A new vaccine designed against the COVID-19 is said to be effective and is producing a rapid immune response in patients, as published in The Lancet. The trial was performed in 108 patients for a period of 28 days and gave these promising results. But the final results will be available only after about six months, and those results will tell us the entire effectiveness of the vaccine.

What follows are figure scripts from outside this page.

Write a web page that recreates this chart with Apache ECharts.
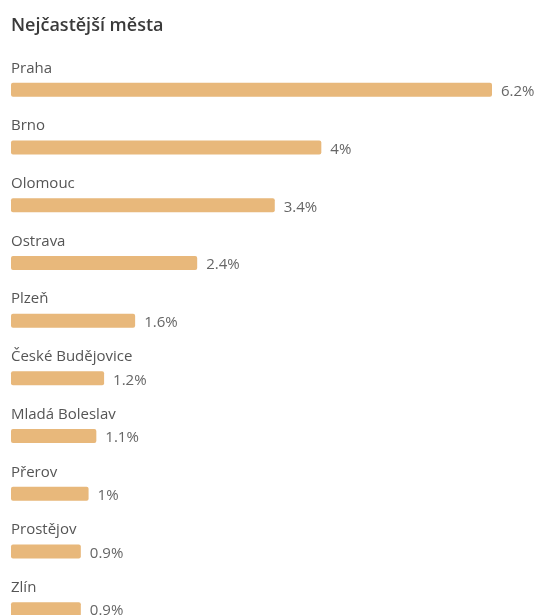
<!DOCTYPE html>
<html>
<head>
<meta charset="utf-8">
<script src="https://cdn.jsdelivr.net/npm/echarts@6/dist/echarts.min.js"></script>
<style>
  html, body { margin: 0; padding: 0; background: #fff; }
  #chart { width: 536px; height: 615px; }
</style>
</head>
<body>
<div id="chart"></div>
<script>
// nejčastější města – podíl v procentech
const cities = ['Praha', 'Brno', 'Olomouc', 'Ostrava', 'Plzeň', 'České Budějovice', 'Mladá Boleslav', 'Přerov', 'Prostějov', 'Zlín']
const shares = [6.2, 4, 3.4, 2.4, 1.6, 1.2, 1.1, 1, 0.9, 0.9]

const chart = echarts.init(document.getElementById('chart'))

const option = {
  animation: false,
  textStyle: { fontFamily: 'Open Sans' },
  title: {
    text: 'Nejčastější města',
    left: 6,
    top: 12,
    textStyle: { fontSize: 18, fontWeight: 600, color: '#3a3a3a', fontFamily: 'Open Sans' }
  },
  // poslední řádek (Zlín) je v originálu useknutý dole
  grid: { left: 11, right: 44, top: 61, bottom: -23, outerBoundsMode: 'none' },
  xAxis: {
    type: 'value',
    min: 0,
    max: 'dataMax',
    show: false
  },
  yAxis: {
    type: 'category',
    data: cities,
    inverse: true,
    axisLine: { show: false },
    axisTick: { show: false },
    axisLabel: {
      inside: true,
      margin: 0,
      align: 'left',
      verticalAlign: 'bottom',
      padding: [0, 0, 14, 0],
      fontSize: 15,
      color: '#555'
    }
  },
  series: [
    {
      type: 'bar',
      data: shares,
      barWidth: 14,
      itemStyle: { color: '#e8b87b', borderRadius: 2 },
      label: {
        show: true,
        position: 'right',
        distance: 9,
        offset: [0, 2],
        fontSize: 15,
        color: '#666',
        formatter: p => p.value + '%'
      }
    }
  ]
}

chart.setOption(option)
</script>
</body>
</html>
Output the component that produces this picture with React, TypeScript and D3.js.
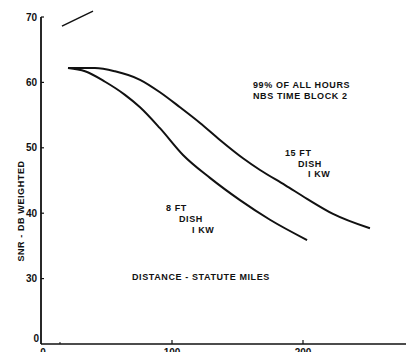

The vaccine, which has Ad5-nCoV, is able to elicit an immune response as early as 14 days. This is achieved by virus-specific antibodies and the production of T-cells that makes it one of the leading candidates for the vaccine race. Researchers also caution us that we should not take it for granted that even if the vaccines produce an immune response, we don’t know how it can work against COVID-19. Even though the results are promising, researchers say that it may take a longer time for us to get the vaccine to all the people. As we see now, vaccinations are the only hope for us to protect against the disease, as many drugs are gaining mixed reviews.
The vaccine study
The study took place in Wuhan, China, where people from age groups of 18-60 participated. The participant is known to be free of the SARS-CoV-2 infection at the time of testing. The researchers injected three different doses of vaccine to three groups of people with 36 in number. The patient’s blood we’re regularly tested to check the antibody response. Researchers saw that on the 28th day, the vaccine was well tolerated with fewer adverse reactions. The most common ones include fatigue, fever, muscle pain, and headache. However, one individual’s reactions subsided within 48 hours.
The researchers also saw that there was an immune response within two weeks of vaccination in the form of binding antibodies. They just don’t really attack the virus but bind to them. They also saw some groups had neutralizing antibodies in their blood. But the most fascinating result came after 28 days where there was a four-fold increase in the binding antibodies and smote than half showing neutralizing antibodies against the virus. In addition, the researchers also saw that there was an increase in T-cell response in groups with higher doses of vaccine.
The vaccine also had a major setback in persons with preexisting immunity against adenovirus type 5. The culprit behind common cold is present in a renamed form in the vaccine to deliver immunity against the spike protein of SARS-CoV-2. Researchers say that the higher levels of preexisting immunity against the adenovirus had a negative impact on the immune responses. With this limitation, the authors also see that the study group was small, and there was no control group. Owing to this, the researchers speculate that they need a larger group to know the effectiveness of the vaccine. The team is planning to conduct research on 500 adults. Researchers hope this will bring light on the true potential if the vaccine.